Available data:
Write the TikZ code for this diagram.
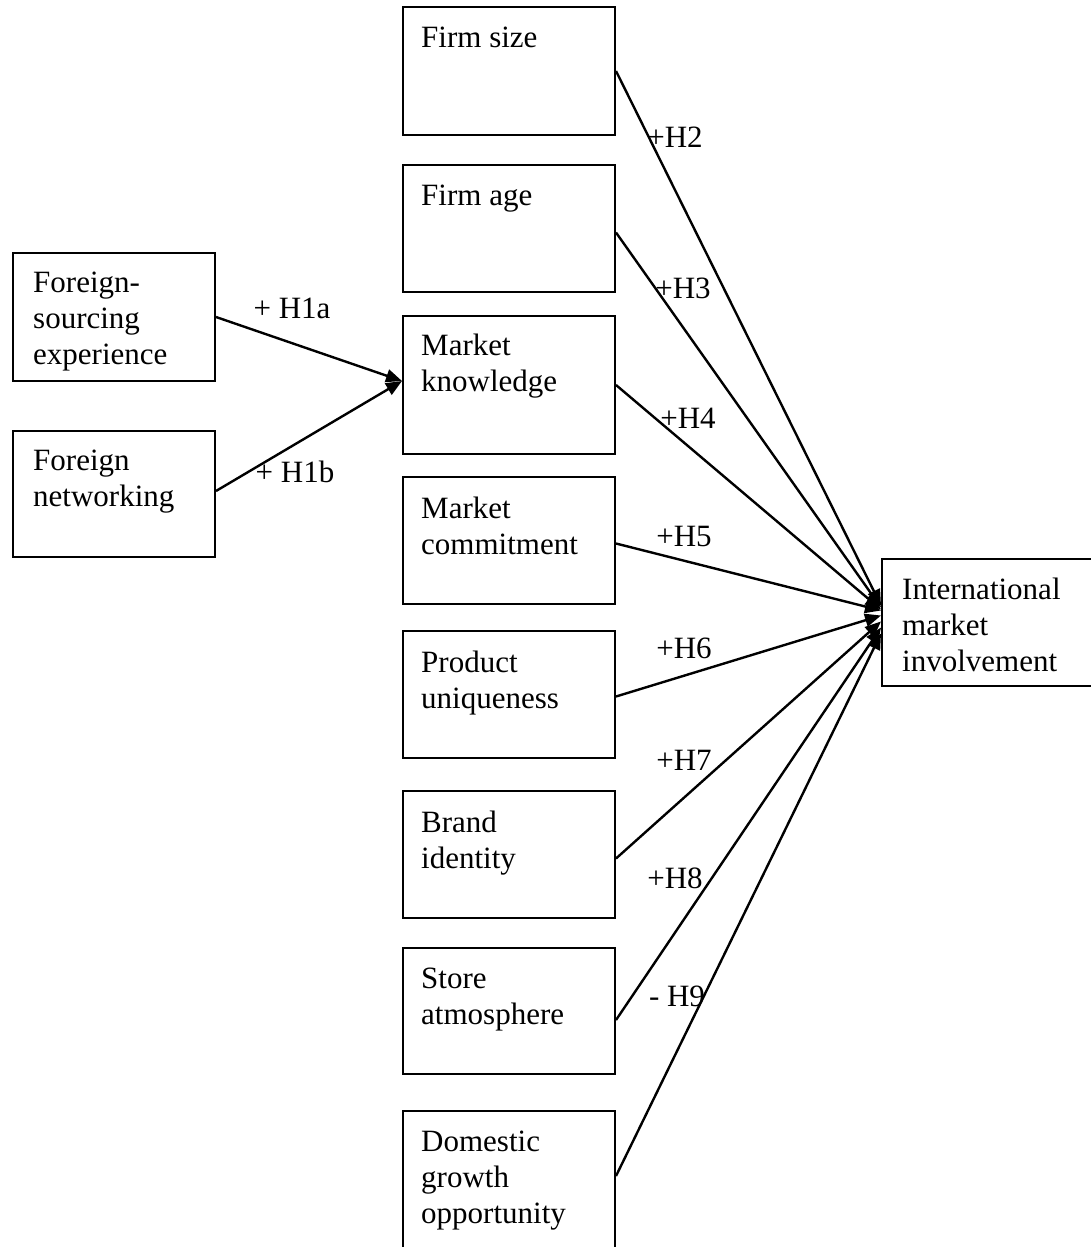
\documentclass[tikz,border=0pt]{standalone}
\usepackage{fontspec}
\setmainfont{Liberation Serif}
\usetikzlibrary{arrows.meta}
\begin{document}
\begin{tikzpicture}[x=1pt,y=-1pt,
  box/.style={draw,line width=2pt,rectangle,inner sep=0pt,anchor=north west},
  boxtext/.style={anchor=north west,inner sep=0pt,align=left,
    font=\fontsize{31}{36}\selectfont},
  hyp/.style={inner sep=0pt,font=\fontsize{31}{36}\selectfont},
  link/.style={line width=2.4pt,-{Triangle[length=16pt,width=13pt]}}]
\useasboundingbox (0,0) rectangle (1091,1247);

% middle column of constructs
\node[box,minimum width=212pt,minimum height=128pt] (size) at (402,6) {};
\node[box,minimum width=212pt,minimum height=127pt] (age)  at (402,164) {};
\node[box,minimum width=212pt,minimum height=138pt] (know) at (402,315) {};
\node[box,minimum width=212pt,minimum height=127pt] (comm) at (402,476) {};
\node[box,minimum width=212pt,minimum height=127pt] (uniq) at (402,630) {};
\node[box,minimum width=212pt,minimum height=127pt] (brand) at (402,790) {};
\node[box,minimum width=212pt,minimum height=126pt] (store) at (402,947) {};
\node[box,minimum width=212pt,minimum height=140pt] (dom)  at (402,1110) {};

% antecedents of market knowledge
\node[box,minimum width=202pt,minimum height=128pt] (fse) at (12,252) {};
\node[box,minimum width=202pt,minimum height=126pt] (fnet) at (12,430) {};

% outcome
\node[box,minimum width=220pt,minimum height=127pt] (imi) at (881,558) {};

% box texts
\node[boxtext] (tsize)  at ([xshift=19pt,yshift=-21pt]size.north west) {Firm size};
\node[boxtext] (tage)   at ([xshift=19pt,yshift=-21pt]age.north west) {Firm age};
\node[boxtext] (tknow)  at ([xshift=19pt,yshift=-19pt]know.north west) {Market\\knowledge};
\node[boxtext] (tcomm)  at ([xshift=19pt,yshift=-21pt]comm.north west) {Market\\commitment};
\node[boxtext] (tuniq)  at ([xshift=19pt,yshift=-21pt]uniq.north west) {Product\\uniqueness};
\node[boxtext] (tbrand) at ([xshift=19pt,yshift=-21pt]brand.north west) {Brand\\identity};
\node[boxtext] (tstore) at ([xshift=19pt,yshift=-21pt]store.north west) {Store\\atmosphere};
\node[boxtext] (tdom)   at ([xshift=19pt,yshift=-21pt]dom.north west) {Domestic\\growth\\opportunity};
\node[boxtext] (tfse)   at ([xshift=21pt,yshift=-20pt]fse.north west) {Foreign-\\sourcing\\experience};
\node[boxtext] (tfnet)  at ([xshift=21pt,yshift=-20pt]fnet.north west) {Foreign\\networking};
\node[boxtext] (timi)   at ([xshift=21pt,yshift=-20pt]imi.north west) {International\\market\\involvement};

% hypothesised paths
\draw[link] (fse.east)  -- ([yshift=4pt]know.west);
\draw[link] ([yshift=3pt]fnet.east) -- ([yshift=4pt]know.west);

\draw[link] (size.east)  -- ([yshift=17pt]imi.west);
\draw[link] ([yshift=-4pt]age.east) -- ([yshift=15pt]imi.west);
\draw[link] (know.east)  -- ([yshift=13pt]imi.west);
\draw[link] ([yshift=-3pt]comm.east) -- ([yshift=12pt]imi.west);
\draw[link] ([yshift=-2pt]uniq.east) -- ([yshift=7pt]imi.west);
\draw[link] ([yshift=-4pt]brand.east) -- ([yshift=1pt]imi.west);
\draw[link] ([yshift=-9pt]store.east) -- ([yshift=-5pt]imi.west);
\draw[link] ([yshift=5pt]dom.east) -- ([yshift=-11pt]imi.west);

% path labels
\node[hyp] (h1a) at (292,308) {+ H1a};
\node[hyp] (h1b) at (295,472) {+ H1b};
\node[hyp] (h2) at (675,137) {+H2};
\node[hyp] (h3) at (683,288) {+H3};
\node[hyp] (h4) at (688,418) {+H4};
\node[hyp] (h5) at (684,536) {+H5};
\node[hyp] (h6) at (684,648) {+H6};
\node[hyp] (h7) at (684,760) {+H7};
\node[hyp] (h8) at (675,878) {+H8};
\node[hyp] (h9) at (677,996) {- H9};
\end{tikzpicture}
\end{document}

What is expected: Write out each line of the listing above, exactly, from its first line to the line holding "(0,0) rectangle (1091,1247);", inclusive. Skip the pictures.

Output for this task:
Write the TikZ code for this diagram.
\documentclass[tikz,border=0pt]{standalone}
\usepackage{fontspec}
\setmainfont{Liberation Serif}
\usetikzlibrary{arrows.meta}
\begin{document}
\begin{tikzpicture}[x=1pt,y=-1pt,
  box/.style={draw,line width=2pt,rectangle,inner sep=0pt,anchor=north west},
  boxtext/.style={anchor=north west,inner sep=0pt,align=left,
    font=\fontsize{31}{36}\selectfont},
  hyp/.style={inner sep=0pt,font=\fontsize{31}{36}\selectfont},
  link/.style={line width=2.4pt,-{Triangle[length=16pt,width=13pt]}}]
\useasboundingbox (0,0) rectangle (1091,1247);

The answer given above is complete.